Define the flow (I use nflows
).
from nflows.distributions import StandardNormal
from nflows.transforms.autoregressive import MaskedAffineAutoregressiveTransform
from nflows.transforms import CompositeTransform, RandomPermutation
# the following three choices is related to the internal structure of the maf
# this is the minimum that gave quick convergence. Feel free to play around or optimize.
num_transforms = 5
num_blocks = 2
hidden_features = 50
context_features = 100 # because 100 data points
base_dist = StandardNormal([2]) # because 2-D posterior
transforms = []
for _ in range(num_transforms):
block = [
MaskedAffineAutoregressiveTransform(
features=2, # 2-dim posterior
hidden_features=hidden_features,
context_features=context_features,
num_blocks=num_blocks,
activation=torch.tanh,
use_batch_norm=False,
use_residual_blocks=False,
),
RandomPermutation(features=2)
]
transforms += block
transform = CompositeTransform(transforms)

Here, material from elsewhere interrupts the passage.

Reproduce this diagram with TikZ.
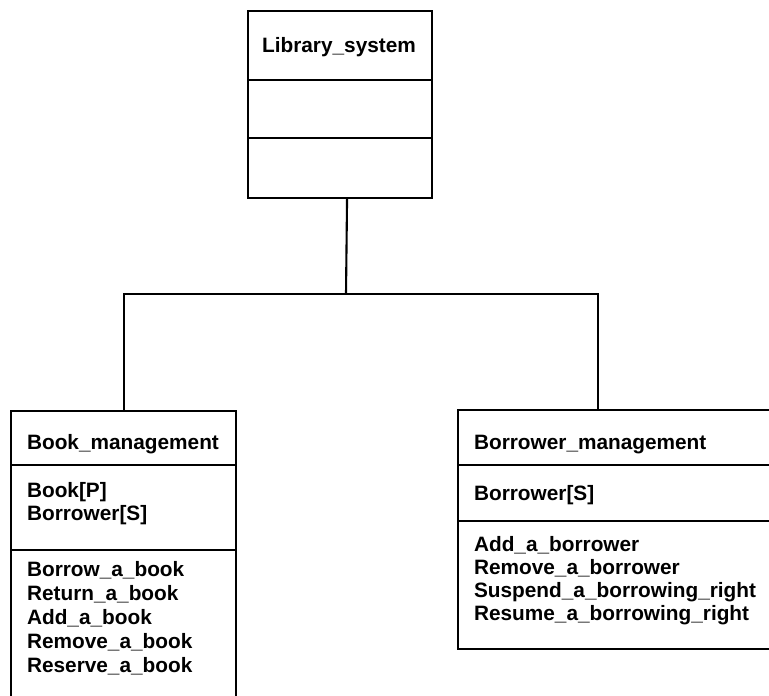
\documentclass[tikz,border=0pt]{standalone}
\usepackage{fontspec}
\setmainfont{Liberation Sans}
\usetikzlibrary{calc}
\begin{document}
\begin{tikzpicture}[x=1pt,y=-1pt,
  line width=2.1pt,
  umlbox/.style={draw, rectangle, anchor=north west, inner sep=0pt},
  divider/.style={line width=2.1pt},
  conn/.style={line width=2.1pt},
  label/.style={anchor=base west, inner sep=0pt, font=\fontsize{20.8}{24}\selectfont\bfseries}]
\useasboundingbox (0,0) rectangle (769,696);
\clip (0,0) rectangle (769,696);

% top-level class
\node[umlbox, minimum width=184pt, minimum height=187pt] (sys) at (247,10) {};
\draw[divider] (247,80) -- (431,80);
\draw[divider] (247,138) -- (431,138);
\node[anchor=base, inner sep=0pt, font=\fontsize{20.8}{24}\selectfont\bfseries] (systitle) at (339,52) {Library\_system};

% Book_management (runs past the lower edge)
\node[umlbox, minimum width=225pt, minimum height=320pt] (book) at (10,410) {};
\draw[divider] (10,465) -- (235,465);
\draw[divider] (10,550) -- (235,550);
\node[label] (booktitle) at (26,449) {Book\_management};
\node[label] (bookattr1) at (26,497) {Book[P]};
\node[label] (bookattr2) at (26,520) {Borrower[S]};
\node[label] (bookop1) at (26,576) {Borrow\_a\_book};
\node[label] (bookop2) at (26,600) {Return\_a\_book};
\node[label] (bookop3) at (26,624) {Add\_a\_book};
\node[label] (bookop4) at (26,648) {Remove\_a\_book};
\node[label] (bookop5) at (26,672) {Reserve\_a\_book};

% Borrower_management (runs past the right edge)
\node[umlbox, minimum width=330pt, minimum height=239pt] (brw) at (457,409) {};
\draw[divider] (457,465) -- (787,465);
\draw[divider] (457,521) -- (787,521);
\node[label] (brwtitle) at (473,449) {Borrower\_management};
\node[label] (brwattr) at (473,500) {Borrower[S]};
\node[label] (brwop1) at (473,551) {Add\_a\_borrower};
\node[label] (brwop2) at (473,574) {Remove\_a\_borrower};
\node[label] (brwop3) at (473,597) {Suspend\_a\_borrowing\_right};
\node[label] (brwop4) at (473,620) {Resume\_a\_borrowing\_right};

% composition tree
\coordinate (stem) at ($(sys.south)+(7,0)$);
\coordinate (hub) at (346,294);
\coordinate (brwtop) at ($(brw.north west)+(141,0)$);
\draw[conn] (stem) -- (hub);
\draw[conn] (hub) -| (book.north);
\draw[conn] (hub) -| (brwtop);
\end{tikzpicture}
\end{document}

flow = Flow(transform, base_dist)
Define optimizer and scheduler, and train.
optimizer = optim.Adam(flow.parameters(), lr=1e-4)
scheduler = optim.lr_scheduler.ExponentialLR(optimizer, gamma=0.95)
I am skipping writing the full training loop, keeping the post short. I trained for a fixed 100 epochs (takes few minutes). There are more sophisticated ways to ensure convergence, and stop training instead of going a fixed number of epochs.
Now pass the test data to the flow and draw samples.
for idx, (theta_test, data_test) in enumerate(test_data):
with torch.no_grad():
samples = flow.sample(5000, context=data_test.reshape((1, 100)))
# do the plotting
Note the value of the widths, which is consistent with the analytic result. Here is the PP plot after running the complete test data through the trained flow.
Injections are consistent with the posteriors.